• _Problem statement_
Give again, word for word, the lines below that run from the line with "Give me the matplotlib source for this chart." through the line with "outcome_pos = [(230, 473.5), (494, 473.5), (659, 473.5)]". Drop the pictures.

• _Records provided_
·····

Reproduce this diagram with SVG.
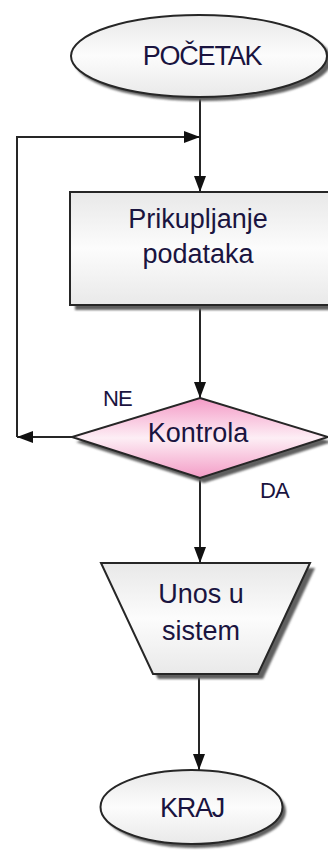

·····

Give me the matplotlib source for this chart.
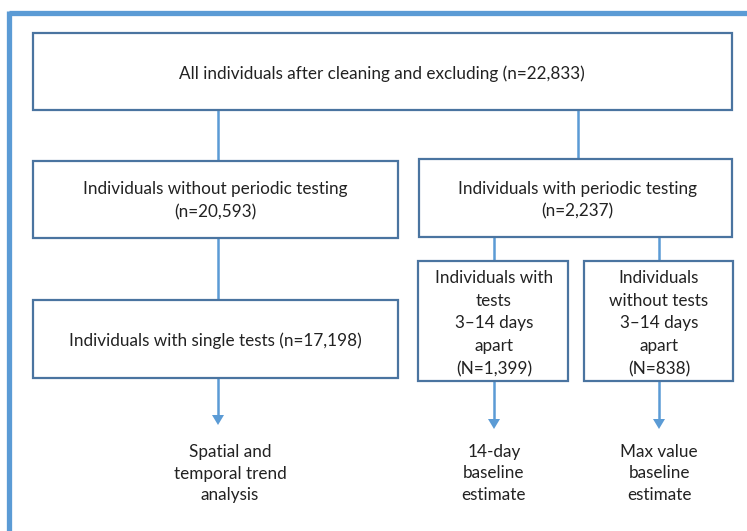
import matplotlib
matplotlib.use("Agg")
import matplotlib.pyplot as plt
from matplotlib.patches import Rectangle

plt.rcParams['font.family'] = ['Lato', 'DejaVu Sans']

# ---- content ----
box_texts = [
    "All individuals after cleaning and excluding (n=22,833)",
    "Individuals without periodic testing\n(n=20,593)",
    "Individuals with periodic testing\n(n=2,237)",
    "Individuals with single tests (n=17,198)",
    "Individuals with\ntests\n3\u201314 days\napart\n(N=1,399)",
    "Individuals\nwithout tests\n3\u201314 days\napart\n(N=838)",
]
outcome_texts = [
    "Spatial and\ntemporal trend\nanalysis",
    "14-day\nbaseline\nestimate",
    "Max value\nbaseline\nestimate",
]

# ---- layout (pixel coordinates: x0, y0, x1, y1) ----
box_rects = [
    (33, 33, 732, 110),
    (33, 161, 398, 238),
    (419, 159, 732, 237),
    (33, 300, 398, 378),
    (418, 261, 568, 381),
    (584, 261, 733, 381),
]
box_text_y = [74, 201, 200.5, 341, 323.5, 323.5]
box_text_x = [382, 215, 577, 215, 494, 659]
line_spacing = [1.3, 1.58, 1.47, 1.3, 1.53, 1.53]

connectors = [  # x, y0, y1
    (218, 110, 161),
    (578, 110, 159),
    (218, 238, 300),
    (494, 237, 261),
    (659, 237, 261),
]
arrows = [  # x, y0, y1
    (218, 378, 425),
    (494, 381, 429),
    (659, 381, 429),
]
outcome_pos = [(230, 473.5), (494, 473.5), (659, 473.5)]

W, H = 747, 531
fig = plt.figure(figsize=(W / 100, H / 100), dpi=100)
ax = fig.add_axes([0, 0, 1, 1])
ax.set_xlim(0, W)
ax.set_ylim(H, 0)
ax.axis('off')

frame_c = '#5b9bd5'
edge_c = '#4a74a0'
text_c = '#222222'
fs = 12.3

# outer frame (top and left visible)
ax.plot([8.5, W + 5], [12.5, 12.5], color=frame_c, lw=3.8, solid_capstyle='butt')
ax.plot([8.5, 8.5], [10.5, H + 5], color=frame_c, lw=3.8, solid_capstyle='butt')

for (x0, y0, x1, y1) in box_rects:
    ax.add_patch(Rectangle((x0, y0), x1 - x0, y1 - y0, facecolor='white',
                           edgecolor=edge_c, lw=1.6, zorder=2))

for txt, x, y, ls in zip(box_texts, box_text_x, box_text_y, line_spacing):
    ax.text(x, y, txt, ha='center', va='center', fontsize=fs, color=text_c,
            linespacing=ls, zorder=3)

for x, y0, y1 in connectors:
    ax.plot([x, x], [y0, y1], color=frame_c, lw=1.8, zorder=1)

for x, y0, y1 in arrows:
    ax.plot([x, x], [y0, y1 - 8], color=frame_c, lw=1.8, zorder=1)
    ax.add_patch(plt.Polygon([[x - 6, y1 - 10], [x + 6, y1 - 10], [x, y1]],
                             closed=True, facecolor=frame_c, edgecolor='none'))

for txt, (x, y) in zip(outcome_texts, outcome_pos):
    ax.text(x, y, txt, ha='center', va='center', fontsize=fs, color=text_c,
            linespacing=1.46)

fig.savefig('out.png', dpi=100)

·····

• _Output for this task_
Give me the matplotlib source for this chart.
import matplotlib
matplotlib.use("Agg")
import matplotlib.pyplot as plt
from matplotlib.patches import Rectangle

plt.rcParams['font.family'] = ['Lato', 'DejaVu Sans']

# ---- content ----
box_texts = [
    "All individuals after cleaning and excluding (n=22,833)",
    "Individuals without periodic testing\n(n=20,593)",
    "Individuals with periodic testing\n(n=2,237)",
    "Individuals with single tests (n=17,198)",
    "Individuals with\ntests\n3\u201314 days\napart\n(N=1,399)",
    "Individuals\nwithout tests\n3\u201314 days\napart\n(N=838)",
]
outcome_texts = [
    "Spatial and\ntemporal trend\nanalysis",
    "14-day\nbaseline\nestimate",
    "Max value\nbaseline\nestimate",
]

# ---- layout (pixel coordinates: x0, y0, x1, y1) ----
box_rects = [
    (33, 33, 732, 110),
    (33, 161, 398, 238),
    (419, 159, 732, 237),
    (33, 300, 398, 378),
    (418, 261, 568, 381),
    (584, 261, 733, 381),
]
box_text_y = [74, 201, 200.5, 341, 323.5, 323.5]
box_text_x = [382, 215, 577, 215, 494, 659]
line_spacing = [1.3, 1.58, 1.47, 1.3, 1.53, 1.53]

connectors = [  # x, y0, y1
    (218, 110, 161),
    (578, 110, 159),
    (218, 238, 300),
    (494, 237, 261),
    (659, 237, 261),
]
arrows = [  # x, y0, y1
    (218, 378, 425),
    (494, 381, 429),
    (659, 381, 429),
]
outcome_pos = [(230, 473.5), (494, 473.5), (659, 473.5)]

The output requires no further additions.